The first time listening to Bob Dylan’s songs in Blood on the Tracks (1975), I thought I could never be able to enjoy this kind of music. It sounds harsh and raw, too folksy, and heavily narrative. Then one day, while waiting for a class to begin, I suddenly craved the tunes in Blood on the Tracks. I had to sit down and listen to the first few songs of the album immediately. I have no idea why it happened but my liking for Dylan started just like that. His voice, his music hold a strong gravity that commands my attention. Like any great artist, he has the power to deliver us into a different world; a world so enchanted that we want to be a part of it: at times, we want to just be surrounded by the sound, let our mind flow freely, and think less. At others, we want to listen to it carefully, to see what’s in it that makes us want more.

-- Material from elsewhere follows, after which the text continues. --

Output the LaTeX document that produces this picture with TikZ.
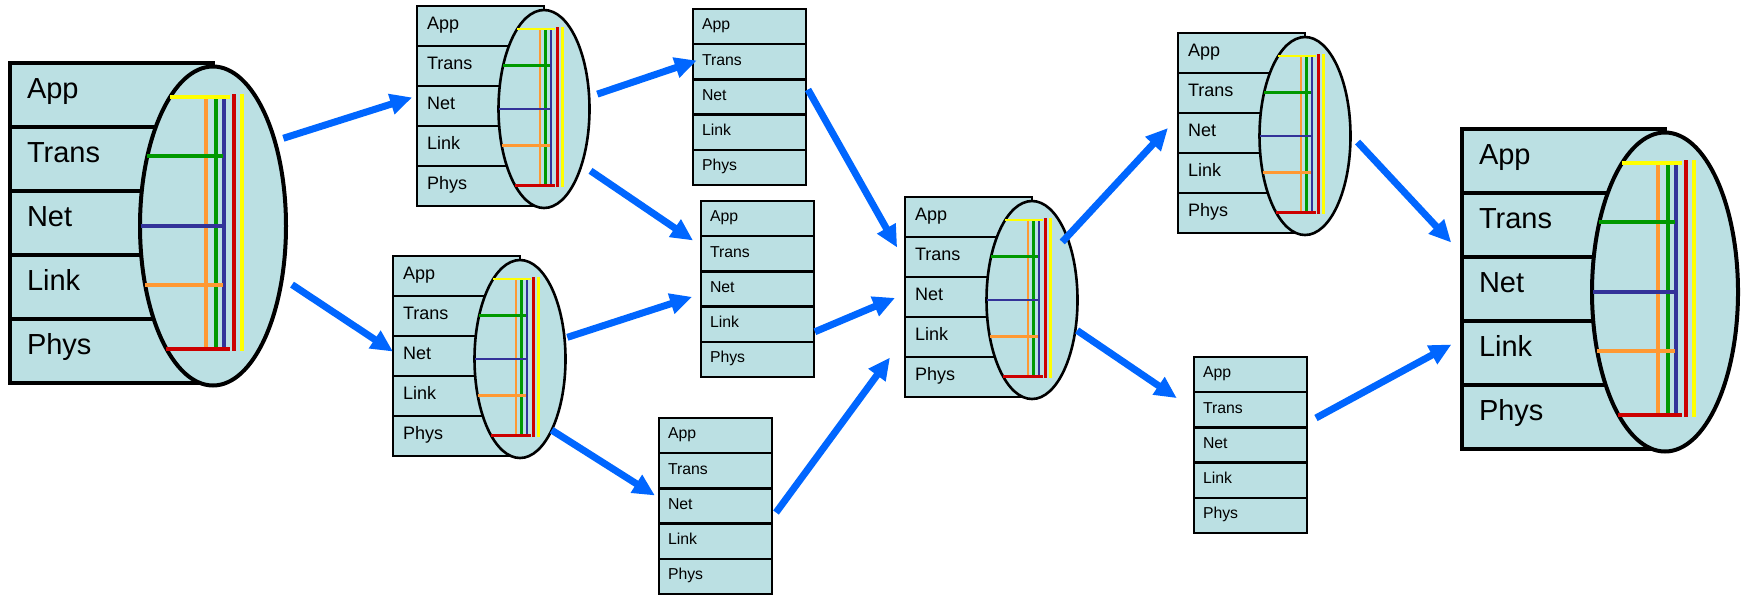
\documentclass[tikz,border=0pt]{standalone}
\usepackage{fontspec}
\setmainfont{Liberation Sans}
\usepackage{tikz}
\usetikzlibrary{shapes,arrows.meta,positioning}
\definecolor{layerfill}{RGB}{187,224,227}
\definecolor{flowblue}{RGB}{0,102,255}
\definecolor{ccyellow}{RGB}{255,255,0}
\definecolor{ccorange}{RGB}{255,153,51}
\definecolor{ccgreen}{RGB}{0,153,0}
\definecolor{ccblue}{RGB}{51,51,153}
\definecolor{ccred}{RGB}{204,0,0}
\tikzstyle{layer} = [draw, fill=layerfill, rectangle, inner ysep=0pt, outer sep=0pt,
    align=left, text height=0.72em, text depth=0.4em]
\tikzstyle{hostlayer} = [layer, line width=2pt, minimum width=101.5pt, minimum height=32pt,
    inner xsep=8.5pt, text width=84.5pt, font=\fontsize{14.5}{16}\selectfont]
\tikzstyle{routerlayer} = [layer, line width=1.3pt, minimum width=63.5pt, minimum height=20pt,
    inner xsep=5pt, text width=53.5pt, font=\fontsize{9}{10}\selectfont]
\tikzstyle{switchlayer} = [layer, line width=1.2pt, minimum width=56.5pt, minimum height=17.6pt,
    inner xsep=4.5pt, text width=47.5pt, font=\fontsize{7.9}{9}\selectfont]
\tikzstyle{hostcyl} = [draw, fill=layerfill, ellipse, line width=2pt,
    minimum width=73pt, minimum height=159.5pt, inner sep=0pt, outer sep=0pt]
\tikzstyle{routercyl} = [draw, fill=layerfill, ellipse, line width=1.3pt,
    minimum width=45.5pt, minimum height=99pt, inner sep=0pt, outer sep=0pt]
\tikzstyle{flow} = [->, draw=flowblue, line width=3.5pt]
% five layers stacked from the top left corner
\newcommand{\layerstack}[3]{%
    \node [#2, anchor=north west] (#1-app) at (#3) {App};
    \node [#2, below=0pt of #1-app] (#1-trans) {Trans};
    \node [#2, below=0pt of #1-trans] (#1-net) {Net};
    \node [#2, below=0pt of #1-net] (#1-link) {Link};
    \node [#2, below=0pt of #1-link] (#1-phys) {Phys};
}
% coloured wiring inside a cylinder: node, x radius, y radius, line width
\newcommand{\crossconnect}[4]{%
    \begin{scope}[shift={(#1.center)}, x=#2, y=-#3, line width=#4]
        \draw [ccorange] (-0.09,-0.81) -- (-0.09,0.77);
        \draw [ccgreen] (0.037,-0.81) -- (0.037,0.77);
        \draw [ccblue] (0.155,-0.81) -- (0.155,0.77);
        \draw [ccred] (0.29,-0.825) -- (0.29,0.785);
        \draw [ccyellow] (0.40,-0.825) -- (0.40,0.785);
        \draw [ccyellow] (-0.586,-0.81) -- (0.235,-0.81);
        \draw [ccgreen] (-0.898,-0.44) -- (0.14,-0.44);
        \draw [ccblue] (-0.99,0) -- (0.14,0);
        \draw [ccorange] (-0.929,0.37) -- (0.14,0.37);
        \draw [ccred] (-0.638,0.77) -- (0.235,0.77);
    \end{scope}
}

\begin{document}
\begin{tikzpicture}[x=0.5pt, y=-0.5pt, >={Triangle[length=11pt,width=10pt]}]
    \useasboundingbox (0,0) rectangle (1744,595);
    % We start by placing the two hosts
    \layerstack{hA}{hostlayer}{10,63}
    \layerstack{hB}{hostlayer}{1462,129}
    % then the routers
    \layerstack{r1}{routerlayer}{417,6}
    \layerstack{r2}{routerlayer}{393,256}
    \layerstack{r3}{routerlayer}{905,197}
    \layerstack{r4}{routerlayer}{1178,33}
    % and the switches
    \layerstack{s1}{switchlayer}{693,9}
    \layerstack{s2}{switchlayer}{701,201}
    \layerstack{s3}{switchlayer}{659,418}
    \layerstack{s4}{switchlayer}{1194,357}
    % cylinders on the right of hosts and routers
    \node [hostcyl, yshift=-1.5pt] (hA-cyl) at (hA-net.east) {};
    \node [hostcyl, yshift=-1.5pt] (hB-cyl) at (hB-net.east) {};
    \node [routercyl, yshift=-1.5pt] (r1-cyl) at (r1-net.east) {};
    \node [routercyl, yshift=-1.5pt] (r2-cyl) at (r2-net.east) {};
    \node [routercyl, yshift=-1.5pt] (r3-cyl) at (r3-net.east) {};
    \node [routercyl, yshift=-1.5pt] (r4-cyl) at (r4-net.east) {};
    \crossconnect{hA-cyl}{36.5pt}{79.75pt}{2pt}
    \crossconnect{hB-cyl}{36.5pt}{79.75pt}{2pt}
    \crossconnect{r1-cyl}{22.75pt}{49.5pt}{1.3pt}
    \crossconnect{r2-cyl}{22.75pt}{49.5pt}{1.3pt}
    \crossconnect{r3-cyl}{22.75pt}{49.5pt}{1.3pt}
    \crossconnect{r4-cyl}{22.75pt}{49.5pt}{1.3pt}
    % We draw the packet paths between the boxes
    \draw [flow, shorten <=4.5pt, shorten >=2.5pt] (hA-cyl.54) -- (r1-net.171);
    \draw [flow, shorten <=6pt, shorten >=0pt] (hA-cyl.-37) -- (r2-net.176);
    \draw [flow, shorten <=4.3pt, shorten >=-2pt] (r1-cyl.15) -- (s1-trans.west);
    \draw [flow, shorten <=5.4pt, shorten >=4.8pt] (r1-cyl.-56) -- (s2-trans.172);
    \draw [flow, shorten <=2pt, shorten >=8pt] (s1-net.11) -- (r3-trans.184);
    \draw [flow, shorten <=1.5pt, shorten >=4.7pt] (r2-cyl.25) -- (s2-net.185);
    \draw [flow, shorten <=0.5pt, shorten >=5.4pt] (s2-link.-8) -- (r3-net.177);
    \draw [flow, shorten <=0pt, shorten >=2.4pt] (r2-cyl.-66) -- (s3-net.172);
    \draw [flow, shorten <=3.4pt, shorten >=12.7pt] (s3-net.-12) -- (r3-link.west);
    \draw [flow, shorten <=-3.5pt, shorten >=7.4pt] (r3-cyl.61) -- (r4-net.166);
    \draw [flow, shorten <=1pt, shorten >=10.4pt] (r3-cyl.-34) -- (s4-trans.west);
    \draw [flow, shorten <=5.2pt, shorten >=7.9pt] (r4-cyl.2) -- (hB-trans.196);
    \draw [flow, shorten <=5.1pt, shorten >=6pt] (s4-trans.-13) -- (hB-link.172);
\end{tikzpicture}
\end{document}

I have wanted to write about Bob Dylan for a long time, but I don’t know how to begin, and I always wonder whether my writing could give him justice. I have searched for books and articles written about his music and started reading his biography. I have followed several guides to his works, which are usually a list of his most “important” albums. Then today I thought why not just listening to his music chronologically. Just as when I like some fiction authors, I will start reading their works, as many as I can; or when I like particular painters, I will look at their artworks carefully before reading any critical works. So my journey with Dylan begins by looking at his debut album Bob Dylan (1962).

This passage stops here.